The Short Cellar has an interesting take on this debate:
“I applaud the LCBO’s attempt to wean Ontarians to premium wines. Although the cheapest wines have been improving radically in the last 20 years (mainly due to advances in wine-making techniques), they remain simply drinkable. Most cheap wines are cheap because they are mass produced and have a uniform taste, like Coke.
Good wine, on the other hand, is a handcrafted, regional work of art – each with personality, complexity and history that unfolds as you learn to taste it. If the LCBO leads more people to the joy of wine appreciation, then more power to them. Frankly, life is too short to drink plonk.”

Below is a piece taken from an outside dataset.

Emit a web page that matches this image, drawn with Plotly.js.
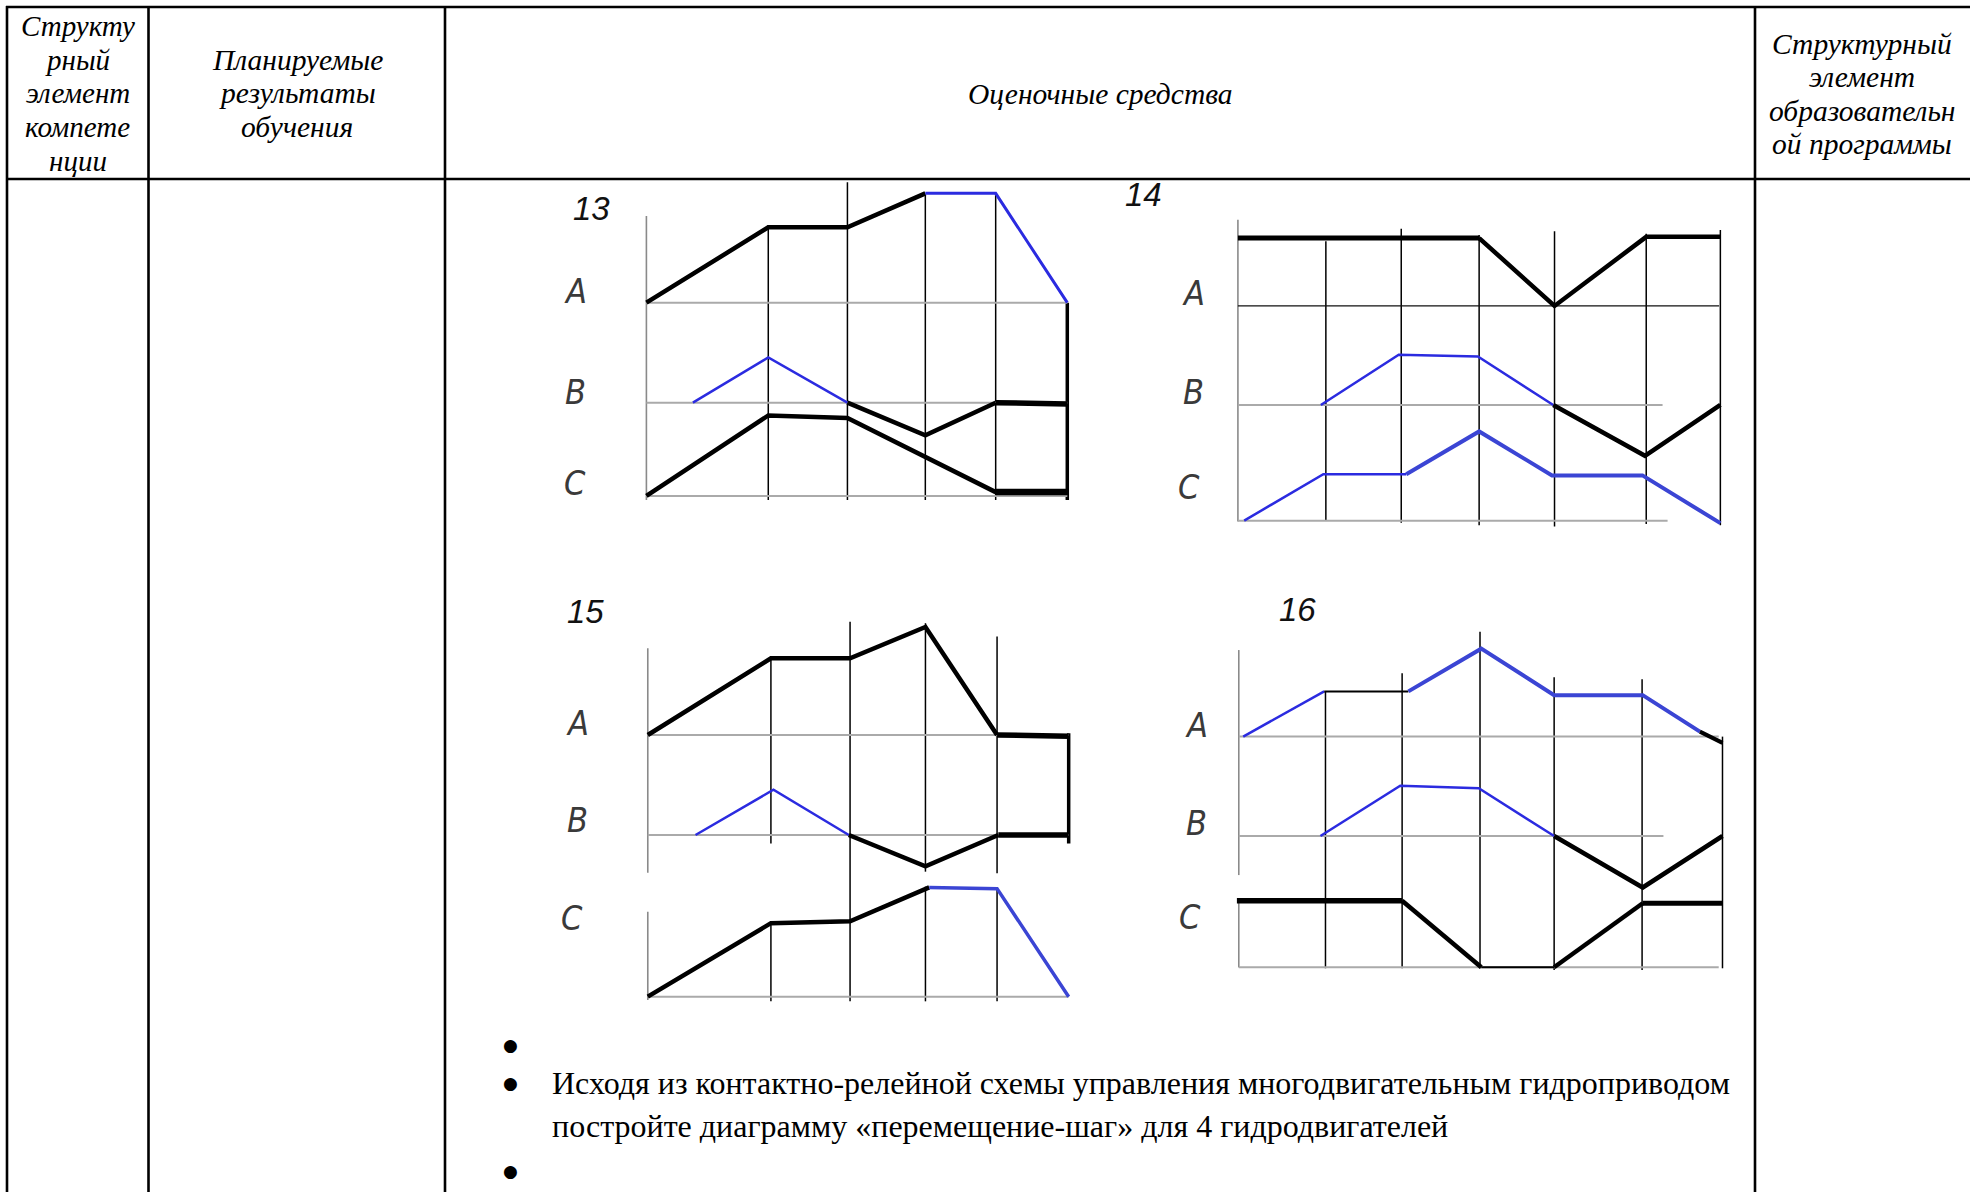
<!DOCTYPE html>
<html>
<head>
<meta charset="utf-8">
<script src="https://cdn.plot.ly/plotly-3.0.1.min.js"></script>
<style>html,body{margin:0;padding:0;background:#fff;}#chart{width:1970px;height:1192px;}</style>
</head>
<body>
<div id="chart"></div>
<script>
// ---------------- DATA ----------------
// Table header texts
const headerCol1 = ["Структу", "рный", "элемент", "компете", "нции"];
const headerCol2 = ["Планируемые", "результаты", "обучения"];
const headerCol3 = ["Оценочные средства"];
const headerCol4 = ["Структурный", "элемент", "образовательн", "ой программы"];
const taskLines = ["Исходя из контактно-релейной схемы управления многодвигательным гидроприводом",
                   "постройте диаграмму «перемещение-шаг» для 4 гидродвигателей"];
const diagramNames = ["13", "14", "15", "16"];
const rowNames = ["A", "B", "C"];

// Diagram 13 (step positions / displacements)
const d13_steps = [97, 160, 222, 278, 335];
const d13_A_x = [0, 97, 160, 222, 278, 335];
const d13_A_y = [0, 60, 60, 87, 87, 0];
const d13_B_x = [37, 97, 160, 222, 278, 335];
const d13_B_y = [0, 36, 0, -26, 0, -1];
const d13_C_x = [0, 97, 160, 278, 335];
const d13_C_y = [0, 64, 62, 3, 3];

// Diagram 14
const d14_steps = [70, 130, 192, 252, 325, 384];
const d14_A_x = [0, 192, 252, 325, 384];
const d14_A_y = [54, 54, 0, 55, 55];
const d14_B_x = [66, 128, 191, 251, 324, 384];
const d14_B_y = [0, 40, 38.5, 0, -40.5, 0];
const d14_C_x = [5, 68, 134, 192, 250, 322, 384];
const d14_C_y = [0, 37, 37, 71, 36, 36, -2];

// Diagram 15
const d15_steps = [98, 161, 221, 278, 335];
const d15_A_x = [0, 98, 161, 221, 278, 335];
const d15_A_y = [0, 61, 61, 86, 0, -1];
const d15_B_x = [38, 100, 160, 221, 279, 335];
const d15_B_y = [0, 36, 0, -25, 0, 0];
const d15_C_x = [0, 98, 161, 224, 278, 335];
const d15_C_y = [0, 58.5, 60, 87, 86, 0];

// Diagram 16
const d16_steps = [69, 130, 192, 251, 321, 385];
const d16_A_x = [3.5, 68, 135, 193, 251, 321.5, 367, 385];
const d16_A_y = [0, 36, 36, 70, 33, 33, 4, -5];
const d16_B_x = [65, 128.5, 191, 251, 321.5, 385];
const d16_B_y = [0, 40, 38, 0, -41, 0];
const d16_C_x = [-1.5, 130, 193, 251, 321.5, 385];
const d16_C_y = [53, 53, 0, 0, 51, 51];

// ---------------- STYLE / LAYOUT GEOMETRY ----------------
const BLUE = '#2b2be0', BLUE2 = '#3b45d4', BLACK = '#000000';
const W = 1970, H = 1192, K = 1970 / 1568;
const fx = s => s * K / W;          // reference units -> paper x
const fy = s => 1 - s * K / H;      // reference units -> paper y
const gx = p => p / W;              // page px -> paper x
const gy = p => 1 - p / H;          // page px -> paper y

// runs: [startIndex, endIndex, colour, width]
const diagrams = [
  { name: diagramNames[0], steps: d13_steps,
    rows: [ {x: d13_A_x, y: d13_A_y, runs: [[0,3,BLACK,4.5],[3,5,BLUE,3]]},
            {x: d13_B_x, y: d13_B_y, runs: [[0,2,BLUE,2.5],[2,4,BLACK,4.5],[4,5,BLACK,5.5]]},
            {x: d13_C_x, y: d13_C_y, runs: [[0,3,BLACK,4.5],[3,4,BLACK,6.5]]} ],
    x0: 514.5, base: [240.9, 320.5, 394.7], box: [440, 878, 143, 420],
    axis: [[172, 398]],
    stepSeg: [[[179,398]], [[145,398]], [[155,398]], [[154,398]], [[241,398]]],
    stepW: [1.5, 1.5, 1.5, 1.5, 3.5],
    baseEnd: [335, 335, 335], baseCol: ['#aaaaaa','#aaaaaa','#aaaaaa'],
    label: [470.5, 165.8], letters: [[458,232],[458,311.7],[458,384.6]] },
  { name: diagramNames[1], steps: d14_steps,
    rows: [ {x: d14_A_x, y: d14_A_y, runs: [[0,1,BLACK,5],[1,4,BLACK,4.5]]},
            {x: d14_B_x, y: d14_B_y, runs: [[0,3,BLUE,2.5],[3,5,BLACK,4.5]]},
            {x: d14_C_x, y: d14_C_y, runs: [[0,2,BLUE,2.5],[2,6,BLUE2,4]]} ],
    x0: 985.3, base: [243.5, 322.3, 414.4], box: [878, 1392, 143, 430],
    axis: [[175, 415]],
    stepSeg: [[[192,414]], [[182,416]], [[187,418]], [[184,419]], [[186,417]], [[183,418]]],
    stepW: [1.5, 1.5, 1.5, 1.5, 1.5, 1.5],
    baseEnd: [383, 338, 342], baseCol: ['#111111','#aaaaaa','#aaaaaa'],
    label: [910, 155], letters: [[950.2,233.4],[950.2,311.7],[946,387.3]] },
  { name: diagramNames[2], steps: d15_steps,
    rows: [ {x: d15_A_x, y: d15_A_y, runs: [[0,4,BLACK,4.5],[4,5,BLACK,5.5]]},
            {x: d15_B_x, y: d15_B_y, runs: [[0,2,BLUE,2.5],[2,4,BLACK,4.5],[4,5,BLACK,5.5]]},
            {x: d15_C_x, y: d15_C_y, runs: [[0,3,BLACK,4.5],[3,5,BLUE2,3.5]]} ],
    x0: 515.6, base: [585, 664.6, 793.3], box: [440, 878, 466, 808],
    axis: [[516, 694.6], [725.6, 796]],
    stepSeg: [[[524,671.3],[735,797]], [[494.8,797]], [[496,693.8],[705.7,797]], [[506.7,695],[708,797]], [[583.7,671.3]]],
    stepW: [1.5, 1.5, 1.5, 1.5, 3.5],
    baseEnd: [335, 335, 335], baseCol: ['#aaaaaa','#aaaaaa','#aaaaaa'],
    label: [466, 486.9], letters: [[459.6,575.7],[459.6,652.7],[455.4,730.9]] },
  { name: diagramNames[3], steps: d16_steps,
    rows: [ {x: d16_A_x, y: d16_A_y, runs: [[0,1,BLUE,2.5],[1,2,BLACK,2],[2,6,BLUE2,4],[6,7,BLACK,4]]},
            {x: d16_B_x, y: d16_B_y, runs: [[0,3,BLUE,2.5],[3,5,BLACK,4.5]]},
            {x: d16_C_x, y: d16_C_y, runs: [[0,1,BLACK,5.5],[1,2,BLACK,4.5],[2,3,BLACK,2],[3,4,BLACK,4.5],[4,5,BLACK,5]]} ],
    x0: 986, base: [586.3, 665.4, 769.9], box: [878, 1392, 466, 800],
    axis: [[517.4, 696.5], [716, 770]],
    stepSeg: [[[550.5,770.7]], [[535.9,770.7]], [[502.8,770.7]], [[539.1,772]], [[540.7,772]], [[586.3,770.7]]],
    stepW: [1.5, 1.5, 1.5, 1.5, 1.5, 1.5],
    baseEnd: [382, 338, 382], baseCol: ['#aaaaaa','#aaaaaa','#aaaaaa'],
    label: [1033, 485.5], letters: [[952.7,577],[952.7,655.3],[946.9,729.6]] }
];

// ---------------- BUILD ----------------
const traces = [];
const shapes = [];
const annotations = [];
const layout = {
  width: W, height: H, margin: {l:0, r:0, t:0, b:0},
  paper_bgcolor: '#ffffff', plot_bgcolor: 'rgba(0,0,0,0)',
  showlegend: false, hovermode: false
};
const axBase = {visible: false, showgrid: false, zeroline: false, fixedrange: true};

diagrams.forEach((d, i) => {
  const xn = i === 0 ? 'xaxis' : 'xaxis' + (i + 1);
  const xr = i === 0 ? 'x' : 'x' + (i + 1);
  const [xL, xR, yT, yB] = d.box;
  const yRefs = [];
  d.rows.forEach((row, r) => {
    const j = i * 3 + r;
    const yn = j === 0 ? 'yaxis' : 'yaxis' + (j + 1);
    const yr = j === 0 ? 'y' : 'y' + (j + 1);
    yRefs.push(yr);
    const ax = Object.assign({}, axBase, {
      domain: [fy(yB), fy(yT)],
      range: [d.base[r] - yB, d.base[r] - yT],
      anchor: xr
    });
    if (r > 0) ax.overlaying = yRefs[0];
    layout[yn] = ax;
    // baseline
    shapes.push({type: 'line', xref: xr, yref: yr, x0: 0, x1: d.baseEnd[r], y0: 0, y1: 0,
                 line: {color: d.baseCol[r], width: d.baseCol[r] === '#111111' ? 1.3 : 2}, layer: 'below'});
    // line runs
    row.runs.forEach(run => {
      const [a, b, col, w] = run;
      traces.push({type: 'scatter', mode: 'lines', xaxis: xr, yaxis: yr,
        x: row.x.slice(a, b + 1), y: row.y.slice(a, b + 1),
        line: {color: col, width: w}, hoverinfo: 'skip', showlegend: false});
    });
    // row letter
    annotations.push({xref: 'paper', yref: 'paper', x: fx(d.letters[r][0]), y: fy(d.letters[r][1]),
      xanchor: 'center', yanchor: 'middle', showarrow: false, text: '<i>' + rowNames[r] + '</i>',
      font: {family: 'Liberation Sans Narrow, DejaVu Sans Condensed, Liberation Sans, sans-serif', size: 34, color: '#3a3a3a'}});
  });
  layout[xn] = Object.assign({}, axBase, {
    domain: [fx(xL), fx(xR)], range: [xL - d.x0, xR - d.x0], anchor: yRefs[0]
  });
  // vertical axis line at step 0
  d.axis.forEach(seg => shapes.push({type: 'line', xref: xr, yref: 'paper', x0: 0, x1: 0,
    y0: fy(seg[0]), y1: fy(seg[1]), line: {color: '#8a8a8a', width: 1.6}, layer: 'below'}));
  // step lines
  d.steps.forEach((s, k) => d.stepSeg[k].forEach(seg => shapes.push({type: 'line', xref: xr, yref: 'paper',
    x0: s, x1: s, y0: fy(seg[0]), y1: fy(seg[1]), line: {color: '#000', width: d.stepW[k]}, layer: 'below'})));
  // diagram number
  annotations.push({xref: 'paper', yref: 'paper', x: fx(d.label[0]), y: fy(d.label[1]),
    xanchor: 'center', yanchor: 'middle', showarrow: false, text: '<i>' + d.name + '</i>',
    font: {family: 'Liberation Sans, Arial, sans-serif', size: 33, color: '#111'}});
});

// table grid
const tl = {color: '#000', width: 2.6};
shapes.push({type: 'line', xref: 'paper', yref: 'paper', x0: gx(6), x1: 1, y0: gy(7), y1: gy(7), line: tl});
shapes.push({type: 'line', xref: 'paper', yref: 'paper', x0: gx(6), x1: 1, y0: gy(179), y1: gy(179), line: tl});
[7, 148.5, 445, 1755].forEach(x => shapes.push({type: 'line', xref: 'paper', yref: 'paper',
  x0: gx(x), x1: gx(x), y0: gy(6), y1: 0, line: tl}));

// header texts
const serif = 'Liberation Serif, Times New Roman, serif';
function addLines(lines, cx, ys, italic, size) {
  lines.forEach((t, k) => annotations.push({xref: 'paper', yref: 'paper', x: gx(cx), y: gy(ys[k]),
    xanchor: 'center', yanchor: 'middle', showarrow: false, text: italic ? '<i>' + t + '</i>' : t,
    font: {family: serif, size: size, color: '#000'}}));
}
addLines(headerCol1, 77.5, [26, 60, 93, 127, 161], true, 29);
addLines(headerCol2, 297, [60, 93, 127], true, 29.5);
addLines(headerCol3, 1100, [94], true, 29.5);
addLines(headerCol4, 1862, [44, 77, 110.5, 144], true, 29.5);

// bullets and task text
[1045, 1083, 1171].forEach(y => annotations.push({xref: 'paper', yref: 'paper', x: gx(510), y: gy(y),
  xanchor: 'center', yanchor: 'middle', showarrow: false, text: '●',
  font: {family: 'DejaVu Sans, sans-serif', size: 17, color: '#000'}}));
taskLines.forEach((t, k) => annotations.push({xref: 'paper', yref: 'paper', x: gx(550), y: gy([1083, 1126][k]),
  xanchor: 'left', yanchor: 'middle', showarrow: false, text: t,
  font: {family: serif, size: 32, color: '#000'}}));

layout.shapes = shapes;
layout.annotations = annotations;

Plotly.newPlot('chart', traces, layout, {displayModeBar: false, staticPlot: true});
</script>
</body>
</html>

Personally, I think it’s a little far-fetched to suggest that the LCBO has such noble motives. This was a crass profit-grab that had nothing to do with wine quality. Let’s not forget that this is a business that nets the Ontario government a handsome $1.2 billion per year, and with its monopoly status over imported wines, the LCBO knows that consumers at the bottom end of the market would have no choice but to pony up the extra dollars to get a bottle of wine. The economic demographic that sticks to the $8 – 10 range isn’t going to respond to a price increase by suddenly becoming more interested in premium wine. Rather, it will either reluctantly start paying the extra $2 for the cheapest wine in the store, or will be turned off wine altogether and stick with a domestic six-pack.
The LCBO already has its Vintages section serving the premium market. If it wants to emphasize those wines, then it should try giving Vintages a higher public profile, and making the section appealing and accessible to the average consumer.
Aside from the tax imposed on average folks who just want a decent table wine, the policy could also have some unintended market effects. Because of its monopoly over a population of almost 13 million people, the LCBO is one of the world’s largest wine buyers, and when it says it will no longer accept tenders below $10, it acts as a disincentive to many winemakers to serve the under-$10 market. This would be a shame because of the huge strides that have made decent wines more affordable in recent decades. Why would we want to discourage that kind of innovation? Fortunately there are enough gigantic institutional wine buyers in the US taking the opposite view, so this shouldn’t make or break anybody.
In my bizarro fantasy world, the LCBO would impose a $20-minimum with an iron fist, which would result in a return to prohibition-era bootlegging and speakeasies. Until then, we’ll always have The Matador.